Mit seinem unsportlichen Verhalten gegen Sané hatte Bjelica den Berlinern unter der Woche einen unnötigen Unruheherd beschert und seine eigene Position im Club geschwächt. Geschäftsführer Oliver Ruhnert vermied bei DAZN vor der Partie ein klares Bekenntnis zum Kroaten, der erst seit Ende November im Amt ist. Spekulationen, wonach einige Spieler nach dem Vorfall nicht mehr mit dem Trainer zusammenarbeiten wollen, verneinte er jedoch klar.
Gute Nachrichten für die Köpenicker gab es vor der Partie aber auch: Torwart Frederik Rönnow verlängerte seinen Vertrag am Sonntag. Begleitet wurde die Partie von erneuten Protesten gegen die Investoren-Pläne der Deutschen Fußball Liga.
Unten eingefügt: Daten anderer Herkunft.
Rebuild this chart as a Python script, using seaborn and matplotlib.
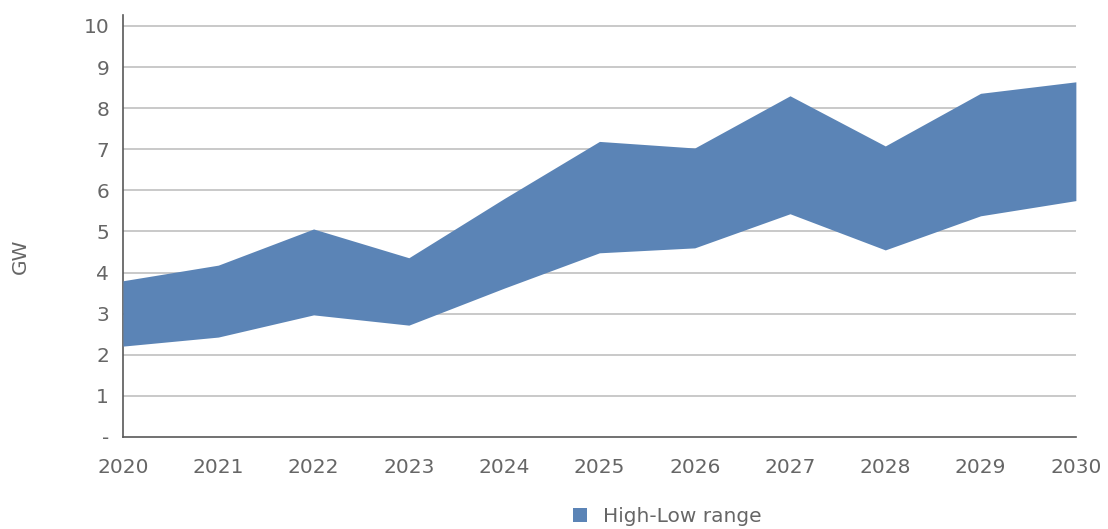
import pandas as pd
import matplotlib.pyplot as plt
import seaborn as sns
from matplotlib.patches import Patch

years = [2020, 2021, 2022, 2023, 2024, 2025, 2026, 2027, 2028, 2029, 2030]
high = [3.80, 4.18, 5.06, 4.36, 5.80, 7.19, 7.03, 8.30, 7.08, 8.36, 8.64]
low = [2.21, 2.43, 2.97, 2.72, 3.62, 4.48, 4.60, 5.43, 4.55, 5.38, 5.75]
y_ticks = [0, 1, 2, 3, 4, 5, 6, 7, 8, 9, 10]
y_ticklabels = ["-", "1", "2", "3", "4", "5", "6", "7", "8", "9", "10"]

df = pd.DataFrame({"Year": years, "High": high, "Low": low})

sns.set_style("white")
plt.rcParams["font.family"] = ["DejaVu Sans"]

fill_color = "#5b84b6"
text_color = "#666666"
fs = 14.5

fig = plt.figure(figsize=(11.08, 5.29), dpi=100)
ax = fig.add_axes([0.111, 0.174, 0.860, 0.798])

# boundaries (invisible) + band
sns.lineplot(data=df, x="Year", y="High", ax=ax, color=fill_color, linewidth=0)
sns.lineplot(data=df, x="Year", y="Low", ax=ax, color=fill_color, linewidth=0)
ax.fill_between(df["Year"], df["Low"], df["High"], color=fill_color, linewidth=0, zorder=3)

ax.set_xlim(2020, 2030)
ax.set_ylim(0, 10.27)
ax.set_xticks(years)
ax.set_xticklabels([str(y) for y in years], fontsize=fs, color=text_color)
ax.set_yticks(y_ticks)
ax.set_yticklabels(y_ticklabels, fontsize=fs, color=text_color)

for y in y_ticks[1:]:
    ax.axhline(y, color="#c0c0c0", linewidth=1.2, zorder=1)

for s in ["top", "right"]:
    ax.spines[s].set_visible(False)
for s in ["left", "bottom"]:
    ax.spines[s].set_color("#595959")
    ax.spines[s].set_linewidth(1.2)

ax.tick_params(axis="x", direction="out", length=7, width=1.2, color="#595959", pad=8)
ax.tick_params(axis="y", length=0, pad=10)

ax.set_xlabel("")
ax.set_ylabel("GW", fontsize=fs, color=text_color)
ax.yaxis.set_label_coords(-0.098, 0.429)

handle = Patch(facecolor=fill_color, edgecolor="none", label="High-Low range")
fig.legend(handles=[handle], loc="center", bbox_to_anchor=(0.602, 0.024), frameon=False,
           handlelength=0.7, handleheight=0.7, handletextpad=0.8,
           prop={"size": fs}, labelcolor=text_color)

fig.savefig("out.png", dpi=100)
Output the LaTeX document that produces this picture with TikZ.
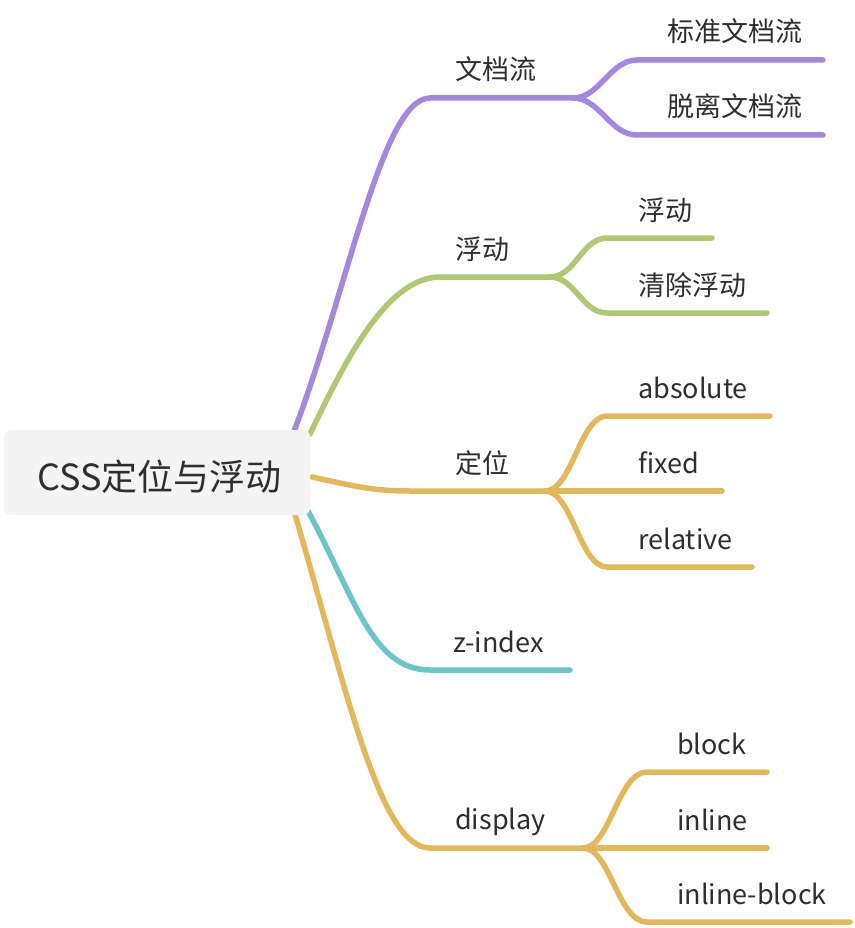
\documentclass[tikz,border=0pt]{standalone}
\usepackage{fontspec}
\setmainfont{Noto Sans CJK SC}
\definecolor{cpurple}{HTML}{A587E0}
\definecolor{cgreen}{HTML}{AEC873}
\definecolor{cgold}{HTML}{E2B85B}
\definecolor{cteal}{HTML}{6CC5C6}
\definecolor{ctext}{HTML}{2E2E2E}
\definecolor{cbox}{HTML}{F4F4F4}
\pgfdeclarelayer{background}
\pgfsetlayers{background,main}
\tikzset{
  lbl/.style={anchor=base west,inner sep=0pt,text=ctext,font=\fontsize{27}{30}\selectfont},
  br/.style={line width=5.5pt,line cap=round,line join=round},
  rootbox/.style={fill=cbox,rounded corners=7pt,inner sep=0pt,minimum width=306pt,minimum height=85pt}
}
\begin{document}
\begin{tikzpicture}[x=1pt,y=-1pt]
\useasboundingbox (0,0) rectangle (854,928);
% root
\node[rootbox] (root) at (157,472.5) {};
\node[anchor=base west,inner sep=0pt,text=ctext,font=\fontsize{36}{40}\selectfont] (roott) at (37,490) {CSS定位与浮动};
% labels
\node[lbl] (wdl) at (455,80) {文档流};
\node[lbl] (bz) at (667,42) {标准文档流};
\node[lbl] (tl) at (667,117) {脱离文档流};
\node[lbl] (fd) at (455,259) {浮动};
\node[lbl] (fd2) at (638,220) {浮动};
\node[lbl] (qc) at (638,295) {清除浮动};
\node[lbl] (dw) at (455,473) {定位};
\node[lbl] (abs) at (638,398) {absolute};
\node[lbl] (fix) at (638,473) {fixed};
\node[lbl] (rel) at (638,549) {relative};
\node[lbl] (zi) at (453,652) {z-index};
\node[lbl] (dis) at (455,829) {display};
\node[lbl] (blk) at (677,754) {block};
\node[lbl] (inl) at (677,830) {inline};
\node[lbl] (ib) at (677,904) {inline-block};
% coordinates
\coordinate (sP) at (293,434);
\coordinate (sG) at (310,434);
\coordinate (sD) at (312,477);
\coordinate (sT) at (308,511);
\coordinate (sY) at (294,511);
\coordinate (hP) at (430,98);
\coordinate (fP) at (573,98);
\coordinate (p1a) at (637,60);  \coordinate (p1b) at (823,60);
\coordinate (p2a) at (637,135); \coordinate (p2b) at (823,135);
\coordinate (hG) at (440,277);
\coordinate (fG) at (550,277);
\coordinate (g1a) at (607,238); \coordinate (g1b) at (712,238);
\coordinate (g2a) at (607,313); \coordinate (g2b) at (767,313);
\coordinate (hD) at (410,491);
\coordinate (fD) at (545,491);
\coordinate (d1a) at (607,416); \coordinate (d1b) at (770,416);
\coordinate (d2b) at (722,491);
\coordinate (d3a) at (607,567); \coordinate (d3b) at (752,567);
\coordinate (hT) at (430,670);
\coordinate (eT) at (570,670);
\coordinate (hY) at (430,848);
\coordinate (fY) at (583,848);
\coordinate (y1a) at (647,772); \coordinate (y1b) at (767,772);
\coordinate (y2b) at (767,848);
\coordinate (y3a) at (647,922); \coordinate (y3b) at (850,922);
\begin{pgfonlayer}{background}
% purple
\draw[br,cpurple] (sP) .. controls (348,290) and (382,98) .. (hP) -- (fP);
\draw[br,cpurple] (fP) .. controls (600,98) and (610,60) .. (p1a) -- (p1b);
\draw[br,cpurple] (fP) .. controls (600,98) and (610,135) .. (p2a) -- (p2b);
% green
\draw[br,cgreen] (sG) .. controls (342,368) and (385,277) .. (hG) -- (fG);
\draw[br,cgreen] (fG) .. controls (575,277) and (582,238) .. (g1a) -- (g1b);
\draw[br,cgreen] (fG) .. controls (575,277) and (582,313) .. (g2a) -- (g2b);
% gold dingwei
\draw[br,cgold] (sD) .. controls (350,485) and (370,491) .. (hD) -- (fD);
\draw[br,cgold] (fD) .. controls (572,491) and (580,416) .. (d1a) -- (d1b);
\draw[br,cgold] (fD) -- (d2b);
\draw[br,cgold] (fD) .. controls (572,491) and (580,567) .. (d3a) -- (d3b);
% teal
\draw[br,cteal] (sT) .. controls (355,598) and (372,670) .. (hT) -- (eT);
% gold display
\draw[br,cgold] (sY) .. controls (348,695) and (380,848) .. (hY) -- (fY);
\draw[br,cgold] (fY) .. controls (610,848) and (618,772) .. (y1a) -- (y1b);
\draw[br,cgold] (fY) -- (y2b);
\draw[br,cgold] (fY) .. controls (610,848) and (618,922) .. (y3a) -- (y3b);
\end{pgfonlayer}
\end{tikzpicture}
\end{document}
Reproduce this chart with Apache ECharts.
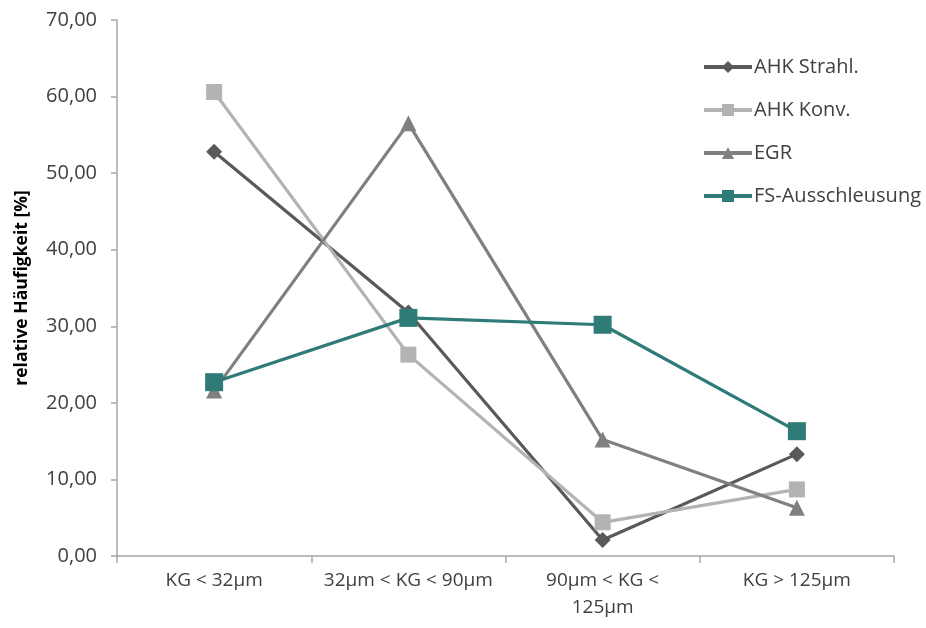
<!DOCTYPE html>
<html>
<head>
<meta charset="utf-8">
<script src="https://cdn.jsdelivr.net/npm/echarts@6/dist/echarts.min.js"></script>
<style>html,body{margin:0;padding:0;background:#fff}#c{width:926px;height:628px}</style>
</head>
<body>
<div id="c"></div>
<script>
const categories = ['KG < 32µm', '32µm < KG < 90µm', '90µm < KG <\n125µm', 'KG > 125µm'];
const ahkStrahl = [52.8, 31.8, 2.1, 13.3];
const ahkKonv = [60.6, 26.3, 4.4, 8.7];
const egr = [21.6, 56.5, 15.2, 6.3];
const fsAus = [22.7, 31.1, 30.2, 16.3];
const yTicks = [0, 10, 20, 30, 40, 50, 60, 70];

const chart = echarts.init(document.getElementById('c'));
const font = '"Open Sans", "Liberation Sans", sans-serif';
function mk(name, data, color, symbol, size) {
  return {
    name: name, type: 'line', data: data, symbol: symbol, symbolSize: size,
    lineStyle: { color: color, width: 3.2 },
    itemStyle: { color: color },
    emphasis: { disabled: true }, animation: false
  };
}
chart.setOption({
  animation: false,
  textStyle: { fontFamily: font },
  grid: { left: 117, right: 32, top: 20, bottom: 72, containLabel: false },
  legend: {
    orient: 'vertical', left: 697, top: 52, itemWidth: 48, itemHeight: 15, itemGap: 23,
    lineStyle: { width: 4 },
    textStyle: { fontFamily: font, fontSize: 20, color: '#404040', padding: [0, 0, 0, -3] },
    data: ['AHK Strahl.', 'AHK Konv.', 'EGR', 'FS-Ausschleusung']
  },
  xAxis: {
    type: 'category', data: categories, boundaryGap: true,
    axisLine: { lineStyle: { color: '#a6a6a6', width: 1.5 } },
    axisTick: { show: true, length: 7, lineStyle: { color: '#a6a6a6', width: 1.5 } },
    axisLabel: { color: '#404040', fontSize: 19, fontFamily: font, margin: 11, lineHeight: 27, interval: 0 }
  },
  yAxis: {
    type: 'value', min: yTicks[0], max: yTicks[yTicks.length - 1], interval: 10,
    name: 'relative Häufigkeit [%]', nameLocation: 'middle', nameGap: 86, nameRotate: 90,
    nameTextStyle: { fontWeight: 'bold', fontSize: 17.5, color: '#000', fontFamily: font },
    axisLine: { show: true, lineStyle: { color: '#a6a6a6', width: 1.5 } },
    axisTick: { show: true, length: 6, lineStyle: { color: '#a6a6a6', width: 1.5 } },
    splitLine: { show: false },
    axisLabel: { color: '#404040', fontSize: 20, fontFamily: font, margin: 20,
      formatter: v => v.toFixed(2).replace('.', ',') }
  },
  series: [
    mk('AHK Strahl.', ahkStrahl, '#595959', 'diamond', 16),
    mk('AHK Konv.', ahkKonv, '#b3b3b3', 'rect', 16),
    mk('EGR', egr, '#808080', 'triangle', 16),
    mk('FS-Ausschleusung', fsAus, '#2e7b78', 'rect', 18)
  ]
});
</script>
</body>
</html>
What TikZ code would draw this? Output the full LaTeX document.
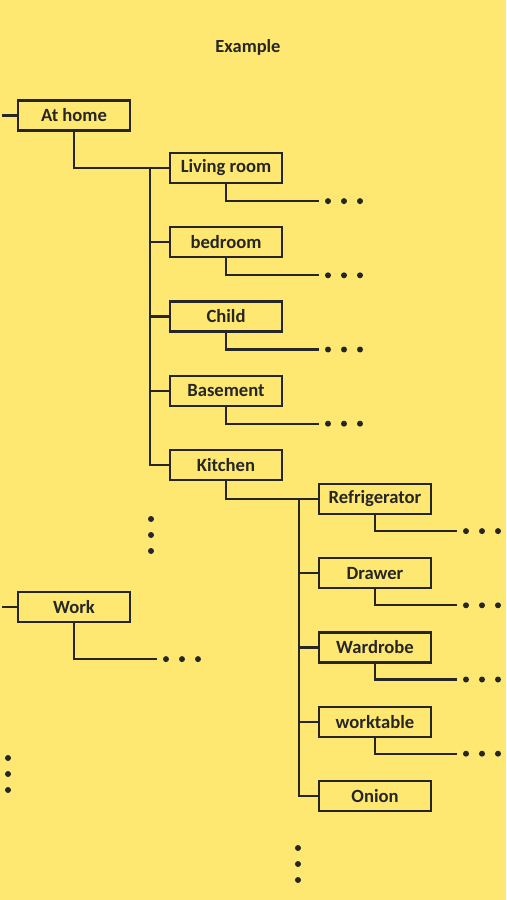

Auf dem Rasen gab es in der ersten Halbzeit eine zähe Partie. Die Hausherren waren aktiver, blieben aber besonders beim letzten Zuspiel ungenau. Erst gegen Ende der Hälfte gab es so etwas wie Torgefahr. Lucas Tousart köpfte den Ball nach einer Ecke aus guter Position über den Darmstädter Kasten (34.).
Kurz darauf setzte sich Kevin Behrens gut von seinem Gegenspieler ab. Der Schuss des zuletzt im Abschluss glücklosen Berliner Stürmers ging weit drüber (35.). Kurz nach Wiederanpfiff vergab Hollerbach nach einem Fehlpass der Gäste alleine vor Darmstadt-Keeper Marcel Schuhen (48.).
Beim nächsten Versuch machte es der 22-Jährige dann nach einem Pass von Andras Schäfer besser. Es war das dritte Saisontor für den Angreifer, der erst unter Bjelica wirklich zum Zug kommt. Der Kroate sah auf der Tribüne erleichtert aus. In der 76. und 84. Minute verpasste Behrens das 2:0.